The Olympics are for higher-order ideas about the greatness of the human spirit and the reflected glory of human excellence as expressed in the feats of the athletes who challenge themselves every four years. They represent their nations, but rise above all that to remind us there is such a thing as universal hope for a better, peaceful world where excellence, dedication and fair play act as a social glue to bring the planet together.

Of course the Olympics are all these things, but I'm starting to think they might be performing another function — acting as a global clearing house for the niggling problems bubbling ominously below the surface in society. The stuff that has a tendency to spill over and burn all of us.

The Olympics are like a proxy for our feelings about things that have yet to be resolved but get played out on a global stage. They use the symbols and narratives of various athletic exploits to express what we're all dealing with (or not, as the case may be).

For example, geopolitics. Observe the anxious navel-gazing and tallying of medals as the US jostles with China for hardware and Great Britain wonders if the Brexit gamble is really going to bring back the glory days of Empire.

What do the medal tables say about that? Their nations’ athletes, so many little soldiers on the map of global domination and anxiety for past glories.

Or athletes as a golden miracle balm for national wounds — think of Tatjana Schoenmaker, a lightning rod for our genuine need for better days, her gold a symbol of hope that we cherish as a salve to ease the despair of the past few weeks and channel trust into our collective future.

Her win is our win. SA might break the record and prove what? That we stand for fair play, universal peace, justice and the hope for a United SA?

Swimming caps have been flagged as areas of contention for debates about black hair and equal participation and there have been weird arguments over female athletes’ uniforms.

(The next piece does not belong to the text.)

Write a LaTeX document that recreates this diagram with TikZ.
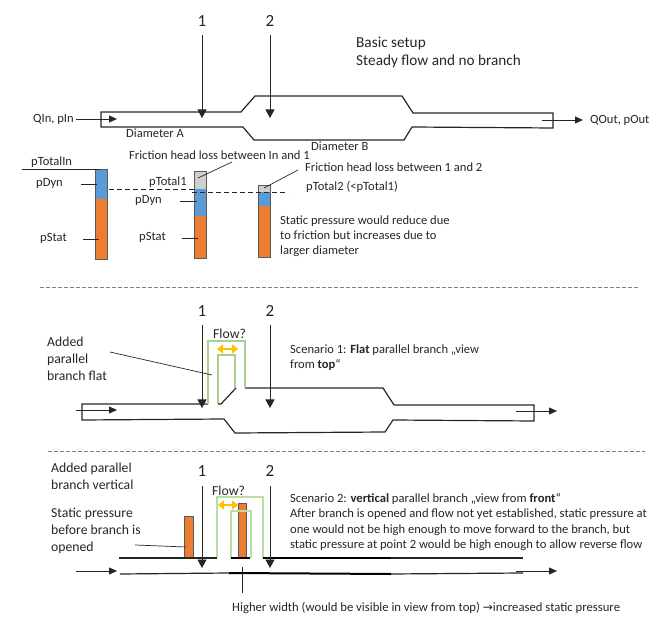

And take the New Zealand trans weightlifter, Laurel Hubbard, who’s become the face of the gender spectrum debate and also a fallible human who, like the rest of us, failed to register lift. [She became the first openly transgender athlete to compete at a Games in a different gender category to the one in which they were born, but after a failed attempt to lift 120kg and two failed efforts at 125kg in the snatch, her competition ended.] 

Simone Biles of Team United States, holds her bronze medal during the victory ceremony of the balance beam final at the Tokyo 2020 Olympic Games.
Simone Biles of Team United States, holds her bronze medal during the victory ceremony of the balance beam final at the Tokyo 2020 Olympic Games.
Image: Noriko Hayashi/Bloomberg

Maybe all that weight on her shoulders was too heavy a burden to bear. It’s a lot.

Just ask Simone Biles, the greatest of all time (GOAT) — a physically transcendent being whose small frame shook the earthly bounds of space and time and then caught an all-too-human case of the prosaic “twisties” — a condition I know well. The way I understand it, it’s when you're suddenly struck by an almighty sensation of “WTF is going on?”

She embodied the entire planet’s experience of two years of physical and psychic displacement and gave us the solution. The champion showed us that it’s OK to pause, take some time, and, if you find you can, to go on, get back on that balance beam and try your damnedest not to give in to the voices in your head.

My goodness, that bronze medal she won after quitting then coming back means everything — it's what the Olympics are for.